# Problem
Determine the number of lines holding the word "React"; answer with that number only.

# Collected data
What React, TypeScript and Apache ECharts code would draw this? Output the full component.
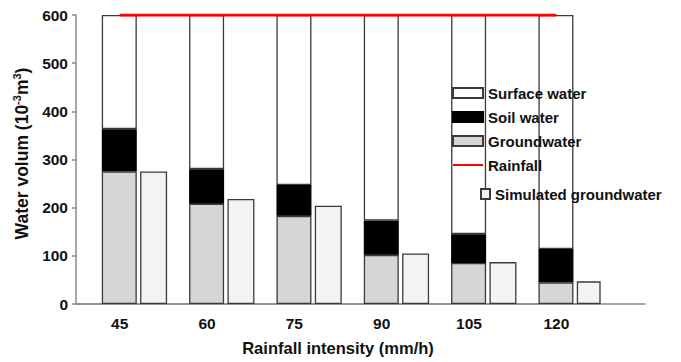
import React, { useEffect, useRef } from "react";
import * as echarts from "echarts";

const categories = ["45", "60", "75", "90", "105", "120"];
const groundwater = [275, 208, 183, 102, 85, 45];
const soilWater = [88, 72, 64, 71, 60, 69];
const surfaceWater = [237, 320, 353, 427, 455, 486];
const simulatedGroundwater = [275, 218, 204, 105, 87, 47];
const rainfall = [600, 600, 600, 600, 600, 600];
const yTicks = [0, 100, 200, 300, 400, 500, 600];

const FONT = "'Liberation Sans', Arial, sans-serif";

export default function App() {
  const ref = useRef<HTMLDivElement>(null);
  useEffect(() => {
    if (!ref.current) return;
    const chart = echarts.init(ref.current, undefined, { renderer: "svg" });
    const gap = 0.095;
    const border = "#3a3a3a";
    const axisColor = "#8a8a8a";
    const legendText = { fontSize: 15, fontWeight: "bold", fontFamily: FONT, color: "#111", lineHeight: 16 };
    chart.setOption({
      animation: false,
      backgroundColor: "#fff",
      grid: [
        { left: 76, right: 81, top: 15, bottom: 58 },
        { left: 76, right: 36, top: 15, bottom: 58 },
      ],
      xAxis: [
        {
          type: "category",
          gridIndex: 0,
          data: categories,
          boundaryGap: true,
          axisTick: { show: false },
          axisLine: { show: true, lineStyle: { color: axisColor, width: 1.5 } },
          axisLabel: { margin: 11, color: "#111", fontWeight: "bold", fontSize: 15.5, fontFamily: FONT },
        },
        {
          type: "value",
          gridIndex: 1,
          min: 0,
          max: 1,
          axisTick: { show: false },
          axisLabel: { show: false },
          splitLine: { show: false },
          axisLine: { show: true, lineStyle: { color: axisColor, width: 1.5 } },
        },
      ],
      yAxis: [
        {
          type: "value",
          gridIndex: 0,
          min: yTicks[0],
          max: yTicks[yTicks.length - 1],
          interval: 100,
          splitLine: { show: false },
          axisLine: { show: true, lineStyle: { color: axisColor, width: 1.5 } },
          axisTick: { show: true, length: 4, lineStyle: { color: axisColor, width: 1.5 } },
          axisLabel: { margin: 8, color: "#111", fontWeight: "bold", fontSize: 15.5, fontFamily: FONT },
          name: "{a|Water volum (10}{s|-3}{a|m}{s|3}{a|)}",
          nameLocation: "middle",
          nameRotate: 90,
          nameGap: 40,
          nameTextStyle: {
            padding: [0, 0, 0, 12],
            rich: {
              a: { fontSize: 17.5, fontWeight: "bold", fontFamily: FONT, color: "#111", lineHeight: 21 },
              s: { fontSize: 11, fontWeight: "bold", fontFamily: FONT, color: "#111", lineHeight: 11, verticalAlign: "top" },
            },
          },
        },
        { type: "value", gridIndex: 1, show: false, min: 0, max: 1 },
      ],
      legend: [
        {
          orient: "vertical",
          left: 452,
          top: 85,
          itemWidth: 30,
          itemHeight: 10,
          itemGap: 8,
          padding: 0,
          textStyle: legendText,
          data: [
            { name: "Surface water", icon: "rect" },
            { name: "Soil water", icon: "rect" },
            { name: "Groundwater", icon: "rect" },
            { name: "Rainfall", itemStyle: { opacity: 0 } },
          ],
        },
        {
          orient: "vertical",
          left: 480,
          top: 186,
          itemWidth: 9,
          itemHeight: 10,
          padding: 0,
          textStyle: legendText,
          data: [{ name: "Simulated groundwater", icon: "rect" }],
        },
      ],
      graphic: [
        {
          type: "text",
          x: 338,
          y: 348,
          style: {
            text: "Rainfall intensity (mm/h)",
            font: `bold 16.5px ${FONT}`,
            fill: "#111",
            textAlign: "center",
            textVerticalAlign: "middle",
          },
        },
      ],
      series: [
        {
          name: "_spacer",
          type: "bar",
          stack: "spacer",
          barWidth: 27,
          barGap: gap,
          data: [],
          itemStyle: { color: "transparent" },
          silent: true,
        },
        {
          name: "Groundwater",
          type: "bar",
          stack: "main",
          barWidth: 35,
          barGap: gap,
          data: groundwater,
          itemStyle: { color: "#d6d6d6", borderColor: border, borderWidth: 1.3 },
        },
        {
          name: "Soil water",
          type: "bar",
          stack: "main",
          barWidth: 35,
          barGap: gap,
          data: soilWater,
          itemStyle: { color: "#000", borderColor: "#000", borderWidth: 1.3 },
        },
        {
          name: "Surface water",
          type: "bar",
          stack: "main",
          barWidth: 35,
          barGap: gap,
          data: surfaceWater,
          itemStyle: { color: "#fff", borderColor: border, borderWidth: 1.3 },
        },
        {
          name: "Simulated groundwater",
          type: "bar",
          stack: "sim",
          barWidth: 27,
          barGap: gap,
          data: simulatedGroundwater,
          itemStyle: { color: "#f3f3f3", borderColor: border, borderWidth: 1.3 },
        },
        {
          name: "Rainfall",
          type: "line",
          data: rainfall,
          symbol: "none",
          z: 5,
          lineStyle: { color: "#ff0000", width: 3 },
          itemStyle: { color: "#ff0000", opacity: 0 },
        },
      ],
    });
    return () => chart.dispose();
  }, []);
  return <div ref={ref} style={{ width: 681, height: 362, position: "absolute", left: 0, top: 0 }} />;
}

# The answer
2